-- Records for this task --
* BEGIN *
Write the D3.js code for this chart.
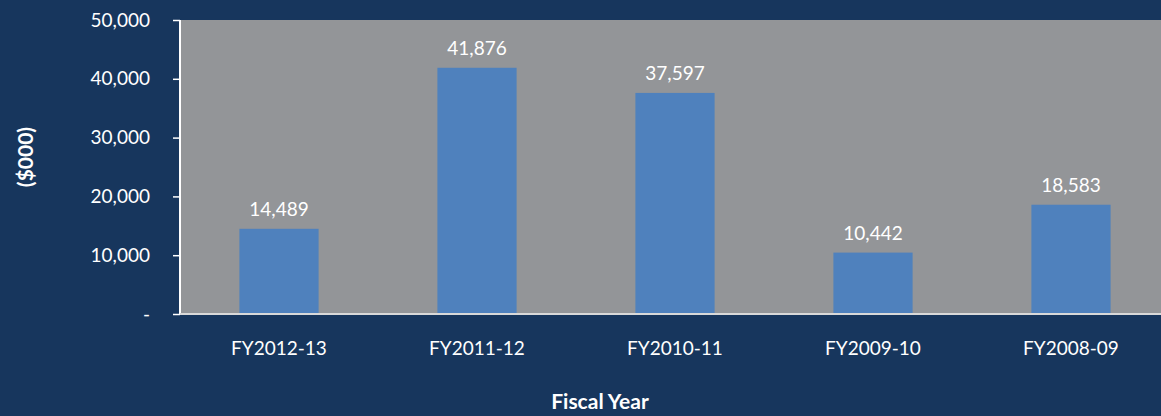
<!DOCTYPE html>
<html lang="en">
<head>
    <meta charset="UTF-8">
    <title>Fiscal Year</title>
    <script src="https://cdn.jsdelivr.net/npm/d3@7"></script>
    <style>
        body { margin: 0; background: #17365d; }
        text { font-family: Lato, "Open Sans", sans-serif; }
    </style>
</head>
<body>
<svg id="chart" width="1161" height="416"></svg>

<script>
    /* global d3*/

    var years = ["FY2012-13", "FY2011-12", "FY2010-11", "FY2009-10", "FY2008-09"];
    var amounts = [14489, 41876, 37597, 10442, 18583];
    var yTicks = [0, 10000, 20000, 30000, 40000, 50000];

    var svg = d3.select("#chart"),
        plotLeft = 180, plotRight = 1170, plotTop = 20, plotBottom = 314;

    var x = d3.scaleBand().domain(years).range([plotLeft, plotRight]).paddingInner(0.6).paddingOuter(0.3),
        y = d3.scaleLinear().domain([0, 50000]).range([plotBottom, plotTop]);

    svg.append("rect")
        .attr("width", 1161).attr("height", 416)
        .attr("fill", "#17365d");

    // plot area
    svg.append("rect")
        .attr("x", plotLeft).attr("y", plotTop)
        .attr("width", plotRight - plotLeft).attr("height", plotBottom - plotTop)
        .attr("fill", "#939598");

    svg.selectAll(".bar")
        .data(amounts)
        .enter().append("rect")
        .attr("class", "bar")
        .attr("x", function (d, i) { return x(years[i]); })
        .attr("y", function (d) { return y(d); })
        .attr("width", x.bandwidth())
        .attr("height", function (d) { return plotBottom - y(d); })
        .attr("fill", "#4f81bd");

    svg.selectAll(".val")
        .data(amounts)
        .enter().append("text")
        .attr("class", "val")
        .attr("x", function (d, i) { return x(years[i]) + x.bandwidth() / 2; })
        .attr("y", function (d) { return y(d) - 13; })
        .attr("text-anchor", "middle")
        .attr("fill", "#ffffff")
        .style("font-size", "19px")
        .text(function (d) { return d3.format(",")(d); });

    // y axis
    var yAxis = svg.append("g")
        .attr("transform", "translate(" + plotLeft + ",0)")
        .call(d3.axisLeft(y).tickValues(yTicks).tickSize(7).tickPadding(23)
            .tickFormat(function (d) { return d === 0 ? "-" : d3.format(",")(d); }));
    yAxis.select(".domain").attr("stroke", "#ffffff").attr("stroke-width", 2).attr("d", "M0," + plotTop + "V" + plotBottom);
    yAxis.selectAll(".tick line").attr("stroke", "#ffffff").attr("stroke-width", 1.5);
    yAxis.selectAll(".tick text").attr("fill", "#ffffff").style("font-size", "19px");

    // x axis
    var xAxis = svg.append("g")
        .attr("transform", "translate(0," + plotBottom + ")")
        .call(d3.axisBottom(x).tickSize(0).tickPadding(28));
    xAxis.select(".domain").attr("stroke", "#d9d9d9").attr("stroke-width", 2).attr("d", "M" + plotLeft + ",0H1161");
    xAxis.selectAll(".tick text").attr("fill", "#ffffff").style("font-size", "19px");

    svg.append("text")
        .attr("x", 600).attr("y", 409)
        .attr("text-anchor", "middle")
        .attr("fill", "#ffffff")
        .style("font-size", "21px").style("font-weight", "bold")
        .text("Fiscal Year");

    svg.append("text")
        .attr("transform", "translate(33,157) rotate(-90)")
        .attr("text-anchor", "middle")
        .attr("fill", "#ffffff")
        .style("font-size", "21px").style("font-weight", "bold")
        .text("($000)");
</script>
</body>
</html>
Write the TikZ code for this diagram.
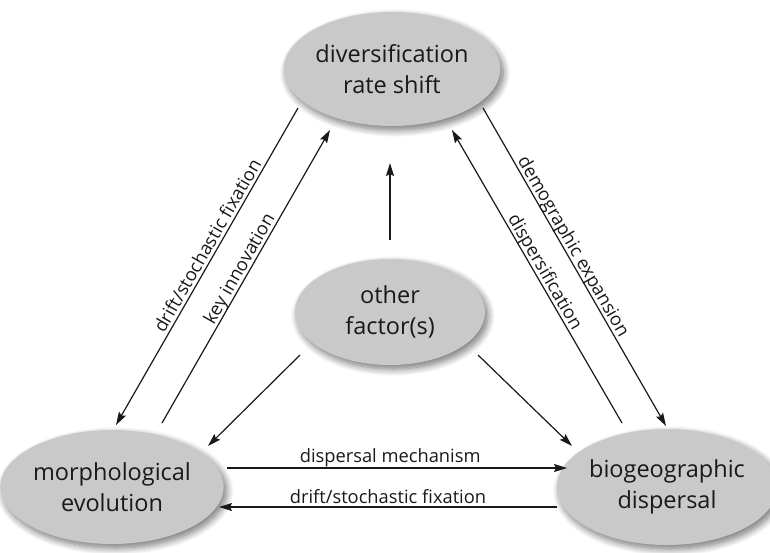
\documentclass[tikz,border=0pt]{standalone}
\usepackage{fontspec}
\setmainfont{Open Sans}
\usetikzlibrary{arrows.meta,shapes.geometric,shadows.blur,calc}
\begin{document}
\begin{tikzpicture}[x=1pt,y=-1pt,
  bub/.style={ellipse, fill=gray!42, draw=none, inner sep=0pt, align=center,
    text=black!90, font=\fontsize{23.5}{31}\selectfont,
    blur shadow={shadow xshift=3pt, shadow yshift=-4pt, shadow blur steps=12,
      shadow blur radius=7pt, shadow opacity=55}},
  conn/.style={line width=1.2pt, draw=black!90, -{Stealth[length=13pt,width=8pt,inset=2pt]}},
  lab/.style={font=\fontsize{18.3}{20}\selectfont, text=black!90, inner sep=3pt, text depth=0pt},
  hlab/.style={font=\fontsize{18.3}{20}\selectfont, text=black!90, inner sep=0pt, anchor=base},
]
\useasboundingbox (0,0) rectangle (770,552);

\node[bub, minimum width=208pt, minimum height=114pt] (div) at (392,69) {diversification\\rate shift};
\node[bub, minimum width=190pt, minimum height=106pt] (oth) at (390,312) {other\\factor(s)};
\node[bub, minimum width=202pt, minimum height=114pt] (mor) at (112,487) {morphological\\evolution};
\node[bub, minimum width=202pt, minimum height=116pt] (bio) at (667,487) {biogeographic\\dispersal};

% end points of the connectors, placed relative to the nodes
\coordinate (d1) at ($(div.center)+(-94,39)$);
\coordinate (d2) at ($(div.center)+(-62,61)$);
\coordinate (d3) at ($(div.center)+(91,39)$);
\coordinate (d4) at ($(div.center)+(60,61)$);
\coordinate (d5) at ($(div.center)+(-2,94)$);
\coordinate (m1) at ($(mor.center)+(4,-62)$);
\coordinate (m2) at ($(mor.center)+(50,-64)$);
\coordinate (m3) at ($(mor.center)+(96,-41)$);
\coordinate (m4) at ($(mor.center)+(115,-19)$);
\coordinate (m5) at ($(mor.center)+(107,20)$);
\coordinate (b1) at ($(bio.center)+(-1,-61)$);
\coordinate (b2) at ($(bio.center)+(-45,-64)$);
\coordinate (b3) at ($(bio.center)+(-95,-41)$);
\coordinate (b4) at ($(bio.center)+(-100,-19)$);
\coordinate (b5) at ($(bio.center)+(-110,20)$);
\coordinate (o1) at ($(oth.center)+(0,-72)$);
\coordinate (o2) at ($(oth.center)+(-90,43)$);
\coordinate (o3) at ($(oth.center)+(88,43)$);

\draw[conn] (d1) -- node[lab, sloped, above, pos=0.45] {drift/stochastic fixation} (m1);
\draw[conn] (m2) -- node[lab, sloped, above, pos=0.51] {key innovation} (d2);
\draw[conn] (d3) -- node[lab, sloped, above, pos=0.45] {demographic expansion} (b1);
\draw[conn] (b2) -- node[lab, sloped, above, pos=0.5] {dispersification} (d4);
\draw[conn] (o1) -- (d5);
\draw[conn] (o2) -- (m3);
\draw[conn] (o3) -- (b3);
\draw[conn] (m4) -- node[hlab, pos=0.48, yshift=6pt] {dispersal mechanism} (b4);
\draw[conn] (b5) -- node[hlab, pos=0.5, yshift=4pt] {drift/stochastic fixation} (m5);
\end{tikzpicture}
\end{document}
* END *
Pictures are to be left out; the records above must be repeated word for word.

-- Worked solution --
Write the D3.js code for this chart.
<!DOCTYPE html>
<html lang="en">
<head>
    <meta charset="UTF-8">
    <title>Fiscal Year</title>
    <script src="https://cdn.jsdelivr.net/npm/d3@7"></script>
    <style>
        body { margin: 0; background: #17365d; }
        text { font-family: Lato, "Open Sans", sans-serif; }
    </style>
</head>
<body>
<svg id="chart" width="1161" height="416"></svg>

<script>
    /* global d3*/

    var years = ["FY2012-13", "FY2011-12", "FY2010-11", "FY2009-10", "FY2008-09"];
    var amounts = [14489, 41876, 37597, 10442, 18583];
    var yTicks = [0, 10000, 20000, 30000, 40000, 50000];

    var svg = d3.select("#chart"),
        plotLeft = 180, plotRight = 1170, plotTop = 20, plotBottom = 314;

    var x = d3.scaleBand().domain(years).range([plotLeft, plotRight]).paddingInner(0.6).paddingOuter(0.3),
        y = d3.scaleLinear().domain([0, 50000]).range([plotBottom, plotTop]);

    svg.append("rect")
        .attr("width", 1161).attr("height", 416)
        .attr("fill", "#17365d");

    // plot area
    svg.append("rect")
        .attr("x", plotLeft).attr("y", plotTop)
        .attr("width", plotRight - plotLeft).attr("height", plotBottom - plotTop)
        .attr("fill", "#939598");

    svg.selectAll(".bar")
        .data(amounts)
        .enter().append("rect")
        .attr("class", "bar")
        .attr("x", function (d, i) { return x(years[i]); })
        .attr("y", function (d) { return y(d); })
        .attr("width", x.bandwidth())
        .attr("height", function (d) { return plotBottom - y(d); })
        .attr("fill", "#4f81bd");

    svg.selectAll(".val")
        .data(amounts)
        .enter().append("text")
        .attr("class", "val")
        .attr("x", function (d, i) { return x(years[i]) + x.bandwidth() / 2; })
        .attr("y", function (d) { return y(d) - 13; })
        .attr("text-anchor", "middle")
        .attr("fill", "#ffffff")
        .style("font-size", "19px")
        .text(function (d) { return d3.format(",")(d); });

    // y axis
    var yAxis = svg.append("g")
        .attr("transform", "translate(" + plotLeft + ",0)")
        .call(d3.axisLeft(y).tickValues(yTicks).tickSize(7).tickPadding(23)
            .tickFormat(function (d) { return d === 0 ? "-" : d3.format(",")(d); }));
    yAxis.select(".domain").attr("stroke", "#ffffff").attr("stroke-width", 2).attr("d", "M0," + plotTop + "V" + plotBottom);
    yAxis.selectAll(".tick line").attr("stroke", "#ffffff").attr("stroke-width", 1.5);
    yAxis.selectAll(".tick text").attr("fill", "#ffffff").style("font-size", "19px");

    // x axis
    var xAxis = svg.append("g")
        .attr("transform", "translate(0," + plotBottom + ")")
        .call(d3.axisBottom(x).tickSize(0).tickPadding(28));
    xAxis.select(".domain").attr("stroke", "#d9d9d9").attr("stroke-width", 2).attr("d", "M" + plotLeft + ",0H1161");
    xAxis.selectAll(".tick text").attr("fill", "#ffffff").style("font-size", "19px");

    svg.append("text")
        .attr("x", 600).attr("y", 409)
        .attr("text-anchor", "middle")
        .attr("fill", "#ffffff")
        .style("font-size", "21px").style("font-weight", "bold")
        .text("Fiscal Year");

    svg.append("text")
        .attr("transform", "translate(33,157) rotate(-90)")
        .attr("text-anchor", "middle")
        .attr("fill", "#ffffff")
        .style("font-size", "21px").style("font-weight", "bold")
        .text("($000)");
</script>
</body>
</html>
Write the TikZ code for this diagram.
\documentclass[tikz,border=0pt]{standalone}
\usepackage{fontspec}
\setmainfont{Open Sans}
\usetikzlibrary{arrows.meta,shapes.geometric,shadows.blur,calc}
\begin{document}
\begin{tikzpicture}[x=1pt,y=-1pt,
  bub/.style={ellipse, fill=gray!42, draw=none, inner sep=0pt, align=center,
    text=black!90, font=\fontsize{23.5}{31}\selectfont,
    blur shadow={shadow xshift=3pt, shadow yshift=-4pt, shadow blur steps=12,
      shadow blur radius=7pt, shadow opacity=55}},
  conn/.style={line width=1.2pt, draw=black!90, -{Stealth[length=13pt,width=8pt,inset=2pt]}},
  lab/.style={font=\fontsize{18.3}{20}\selectfont, text=black!90, inner sep=3pt, text depth=0pt},
  hlab/.style={font=\fontsize{18.3}{20}\selectfont, text=black!90, inner sep=0pt, anchor=base},
]
\useasboundingbox (0,0) rectangle (770,552);

\node[bub, minimum width=208pt, minimum height=114pt] (div) at (392,69) {diversification\\rate shift};
\node[bub, minimum width=190pt, minimum height=106pt] (oth) at (390,312) {other\\factor(s)};
\node[bub, minimum width=202pt, minimum height=114pt] (mor) at (112,487) {morphological\\evolution};
\node[bub, minimum width=202pt, minimum height=116pt] (bio) at (667,487) {biogeographic\\dispersal};

% end points of the connectors, placed relative to the nodes
\coordinate (d1) at ($(div.center)+(-94,39)$);
\coordinate (d2) at ($(div.center)+(-62,61)$);
\coordinate (d3) at ($(div.center)+(91,39)$);
\coordinate (d4) at ($(div.center)+(60,61)$);
\coordinate (d5) at ($(div.center)+(-2,94)$);
\coordinate (m1) at ($(mor.center)+(4,-62)$);
\coordinate (m2) at ($(mor.center)+(50,-64)$);
\coordinate (m3) at ($(mor.center)+(96,-41)$);
\coordinate (m4) at ($(mor.center)+(115,-19)$);
\coordinate (m5) at ($(mor.center)+(107,20)$);
\coordinate (b1) at ($(bio.center)+(-1,-61)$);
\coordinate (b2) at ($(bio.center)+(-45,-64)$);
\coordinate (b3) at ($(bio.center)+(-95,-41)$);
\coordinate (b4) at ($(bio.center)+(-100,-19)$);
\coordinate (b5) at ($(bio.center)+(-110,20)$);
\coordinate (o1) at ($(oth.center)+(0,-72)$);
\coordinate (o2) at ($(oth.center)+(-90,43)$);
\coordinate (o3) at ($(oth.center)+(88,43)$);

\draw[conn] (d1) -- node[lab, sloped, above, pos=0.45] {drift/stochastic fixation} (m1);
\draw[conn] (m2) -- node[lab, sloped, above, pos=0.51] {key innovation} (d2);
\draw[conn] (d3) -- node[lab, sloped, above, pos=0.45] {demographic expansion} (b1);
\draw[conn] (b2) -- node[lab, sloped, above, pos=0.5] {dispersification} (d4);
\draw[conn] (o1) -- (d5);
\draw[conn] (o2) -- (m3);
\draw[conn] (o3) -- (b3);
\draw[conn] (m4) -- node[hlab, pos=0.48, yshift=6pt] {dispersal mechanism} (b4);
\draw[conn] (b5) -- node[hlab, pos=0.5, yshift=4pt] {drift/stochastic fixation} (m5);
\end{tikzpicture}
\end{document}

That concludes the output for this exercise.